[BEGIN Dataset records]
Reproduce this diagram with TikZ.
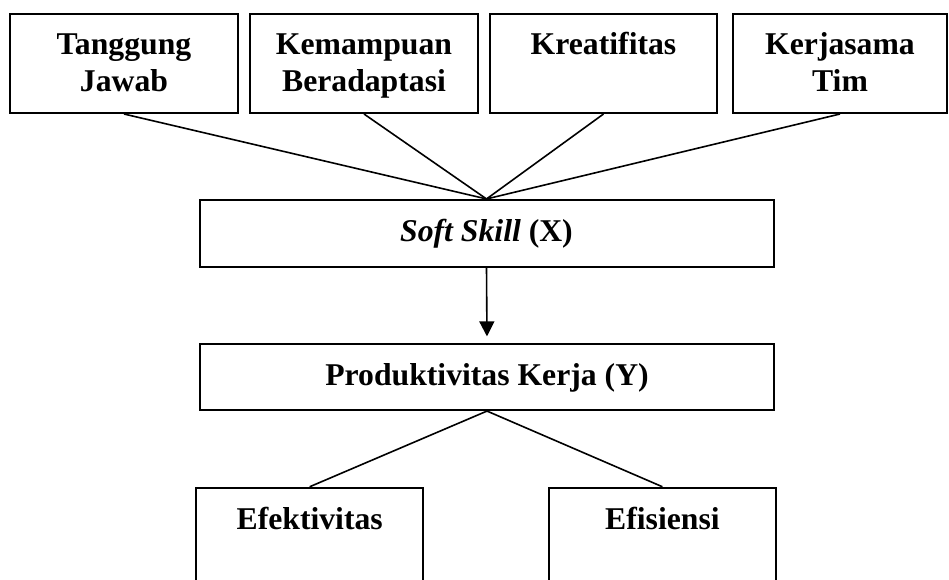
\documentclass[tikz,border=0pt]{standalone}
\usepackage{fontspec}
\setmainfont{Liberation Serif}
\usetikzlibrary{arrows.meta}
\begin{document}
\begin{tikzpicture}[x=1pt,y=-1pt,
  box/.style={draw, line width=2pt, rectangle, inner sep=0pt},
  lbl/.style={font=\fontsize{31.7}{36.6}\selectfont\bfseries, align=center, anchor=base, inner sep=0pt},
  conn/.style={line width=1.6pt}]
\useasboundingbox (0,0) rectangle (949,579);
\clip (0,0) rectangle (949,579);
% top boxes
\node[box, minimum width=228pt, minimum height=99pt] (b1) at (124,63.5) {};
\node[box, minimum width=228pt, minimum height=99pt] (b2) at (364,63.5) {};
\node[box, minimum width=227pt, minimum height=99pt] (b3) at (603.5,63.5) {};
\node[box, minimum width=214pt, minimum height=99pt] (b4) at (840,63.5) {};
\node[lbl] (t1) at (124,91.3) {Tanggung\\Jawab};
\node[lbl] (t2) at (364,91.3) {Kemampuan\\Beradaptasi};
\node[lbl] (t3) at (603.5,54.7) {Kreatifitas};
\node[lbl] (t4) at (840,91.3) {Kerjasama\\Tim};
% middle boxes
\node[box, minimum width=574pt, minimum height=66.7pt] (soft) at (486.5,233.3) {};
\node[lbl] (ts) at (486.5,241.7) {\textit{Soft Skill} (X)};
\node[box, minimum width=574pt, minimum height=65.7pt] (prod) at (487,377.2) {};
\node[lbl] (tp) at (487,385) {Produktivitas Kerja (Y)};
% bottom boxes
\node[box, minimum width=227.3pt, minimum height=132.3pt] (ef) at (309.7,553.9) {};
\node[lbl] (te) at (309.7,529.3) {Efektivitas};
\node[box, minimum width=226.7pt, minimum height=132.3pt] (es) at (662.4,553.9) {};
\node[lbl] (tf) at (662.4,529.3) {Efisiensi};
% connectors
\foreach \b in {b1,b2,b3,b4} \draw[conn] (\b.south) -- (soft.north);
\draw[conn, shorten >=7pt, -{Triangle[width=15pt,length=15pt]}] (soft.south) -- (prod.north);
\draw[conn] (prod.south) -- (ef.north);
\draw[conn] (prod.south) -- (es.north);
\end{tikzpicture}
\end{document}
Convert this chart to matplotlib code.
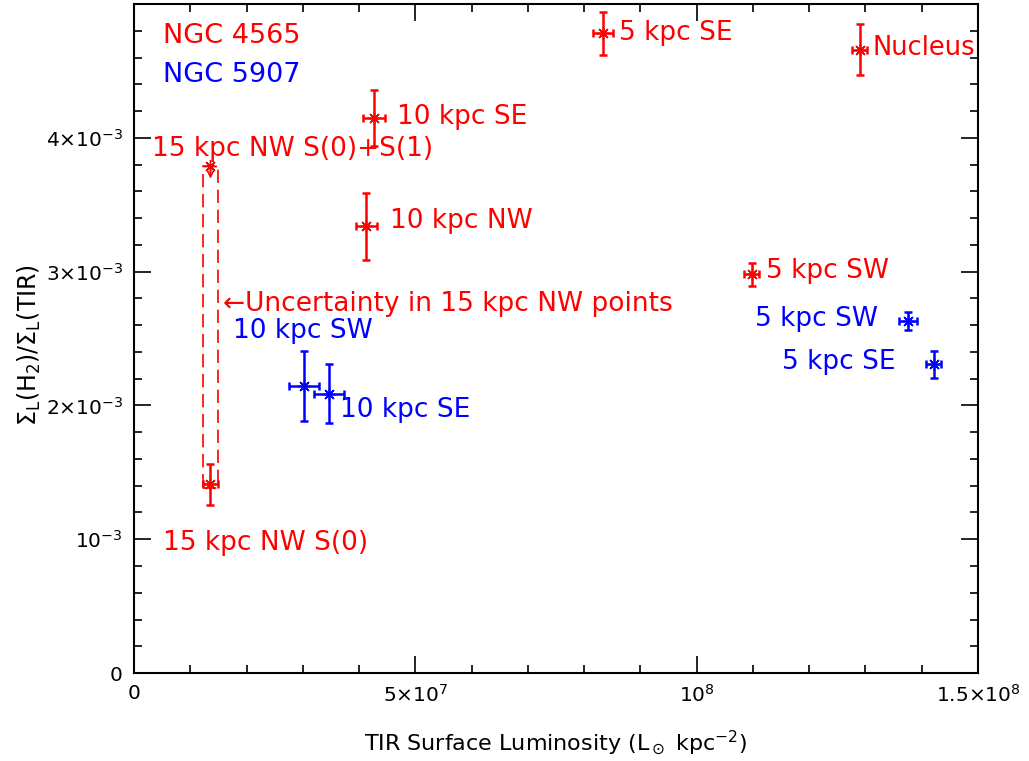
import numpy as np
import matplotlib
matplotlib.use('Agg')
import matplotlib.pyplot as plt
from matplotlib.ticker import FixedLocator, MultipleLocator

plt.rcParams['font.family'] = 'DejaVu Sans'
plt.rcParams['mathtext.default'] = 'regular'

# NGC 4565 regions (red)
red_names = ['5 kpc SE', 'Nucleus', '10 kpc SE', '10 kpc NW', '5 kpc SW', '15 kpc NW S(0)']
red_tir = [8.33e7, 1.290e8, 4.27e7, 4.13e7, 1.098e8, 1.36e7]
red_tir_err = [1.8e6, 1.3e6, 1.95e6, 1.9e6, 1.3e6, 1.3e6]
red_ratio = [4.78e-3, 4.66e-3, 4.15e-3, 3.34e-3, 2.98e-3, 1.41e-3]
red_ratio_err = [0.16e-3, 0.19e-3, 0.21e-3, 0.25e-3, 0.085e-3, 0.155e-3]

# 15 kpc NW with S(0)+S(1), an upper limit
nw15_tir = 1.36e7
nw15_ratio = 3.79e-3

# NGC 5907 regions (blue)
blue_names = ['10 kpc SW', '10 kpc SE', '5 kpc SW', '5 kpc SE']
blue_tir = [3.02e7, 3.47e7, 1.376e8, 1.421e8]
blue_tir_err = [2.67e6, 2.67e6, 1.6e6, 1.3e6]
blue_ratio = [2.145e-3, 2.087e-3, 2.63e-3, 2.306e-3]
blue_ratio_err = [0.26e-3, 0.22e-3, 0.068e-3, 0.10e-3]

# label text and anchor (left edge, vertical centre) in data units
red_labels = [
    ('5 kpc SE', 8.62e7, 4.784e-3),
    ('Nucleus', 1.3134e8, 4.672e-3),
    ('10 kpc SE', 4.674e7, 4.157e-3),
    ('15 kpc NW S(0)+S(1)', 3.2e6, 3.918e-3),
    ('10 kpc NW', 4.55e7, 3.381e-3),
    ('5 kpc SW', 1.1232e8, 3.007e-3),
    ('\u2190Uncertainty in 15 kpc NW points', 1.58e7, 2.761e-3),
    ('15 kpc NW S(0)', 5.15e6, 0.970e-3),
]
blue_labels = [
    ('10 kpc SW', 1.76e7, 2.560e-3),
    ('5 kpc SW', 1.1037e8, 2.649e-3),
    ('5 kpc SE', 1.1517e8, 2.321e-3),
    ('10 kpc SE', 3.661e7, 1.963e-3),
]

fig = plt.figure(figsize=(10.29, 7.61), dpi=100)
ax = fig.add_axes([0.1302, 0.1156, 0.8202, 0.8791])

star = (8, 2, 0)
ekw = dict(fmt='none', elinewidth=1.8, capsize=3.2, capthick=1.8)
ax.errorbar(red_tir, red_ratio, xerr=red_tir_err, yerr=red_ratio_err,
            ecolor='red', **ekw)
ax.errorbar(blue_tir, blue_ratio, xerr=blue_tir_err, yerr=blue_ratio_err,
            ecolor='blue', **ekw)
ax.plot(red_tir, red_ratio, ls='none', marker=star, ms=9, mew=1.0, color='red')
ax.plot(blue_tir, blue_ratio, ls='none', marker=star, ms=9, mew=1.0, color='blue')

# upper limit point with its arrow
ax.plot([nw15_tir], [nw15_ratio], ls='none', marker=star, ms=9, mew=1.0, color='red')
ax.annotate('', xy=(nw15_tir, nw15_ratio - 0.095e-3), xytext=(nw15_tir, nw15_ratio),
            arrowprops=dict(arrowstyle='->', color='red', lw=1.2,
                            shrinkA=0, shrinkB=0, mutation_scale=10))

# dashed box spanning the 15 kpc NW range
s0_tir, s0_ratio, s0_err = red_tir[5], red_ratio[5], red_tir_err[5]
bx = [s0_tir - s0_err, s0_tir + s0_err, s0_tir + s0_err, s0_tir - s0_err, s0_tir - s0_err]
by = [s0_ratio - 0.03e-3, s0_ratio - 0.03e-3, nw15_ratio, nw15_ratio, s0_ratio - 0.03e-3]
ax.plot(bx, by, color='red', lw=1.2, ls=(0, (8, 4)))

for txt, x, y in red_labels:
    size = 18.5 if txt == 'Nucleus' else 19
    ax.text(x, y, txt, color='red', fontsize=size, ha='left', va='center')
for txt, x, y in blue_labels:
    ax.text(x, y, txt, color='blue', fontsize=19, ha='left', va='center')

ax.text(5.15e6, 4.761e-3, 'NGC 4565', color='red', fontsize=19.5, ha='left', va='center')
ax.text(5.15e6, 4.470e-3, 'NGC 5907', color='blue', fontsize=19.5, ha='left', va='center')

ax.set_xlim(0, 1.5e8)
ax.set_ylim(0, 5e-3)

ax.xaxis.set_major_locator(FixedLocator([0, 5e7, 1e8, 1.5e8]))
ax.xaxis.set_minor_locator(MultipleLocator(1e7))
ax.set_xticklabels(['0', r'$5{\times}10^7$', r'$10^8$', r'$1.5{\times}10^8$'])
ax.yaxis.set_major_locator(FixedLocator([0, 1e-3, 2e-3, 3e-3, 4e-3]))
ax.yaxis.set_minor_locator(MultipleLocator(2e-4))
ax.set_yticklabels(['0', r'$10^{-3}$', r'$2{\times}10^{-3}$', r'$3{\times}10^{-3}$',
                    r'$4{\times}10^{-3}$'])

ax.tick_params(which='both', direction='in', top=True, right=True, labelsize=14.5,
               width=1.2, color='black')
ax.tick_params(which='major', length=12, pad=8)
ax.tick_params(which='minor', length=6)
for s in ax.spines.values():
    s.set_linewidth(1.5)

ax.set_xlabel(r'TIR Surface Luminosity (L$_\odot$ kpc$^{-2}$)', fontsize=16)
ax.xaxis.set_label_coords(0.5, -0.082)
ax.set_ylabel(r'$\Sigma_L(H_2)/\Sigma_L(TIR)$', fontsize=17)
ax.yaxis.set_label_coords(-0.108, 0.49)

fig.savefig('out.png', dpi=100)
[END Dataset records]
## Your task
Your first line is the one with "Convert this chart to matplotlib code.", and your last is the one with "plt.rcParams['mathtext.default'] = 'regular'". Copy those and every line between them exactly, without any pictures.

## Task output
Convert this chart to matplotlib code.
import numpy as np
import matplotlib
matplotlib.use('Agg')
import matplotlib.pyplot as plt
from matplotlib.ticker import FixedLocator, MultipleLocator

plt.rcParams['font.family'] = 'DejaVu Sans'
plt.rcParams['mathtext.default'] = 'regular'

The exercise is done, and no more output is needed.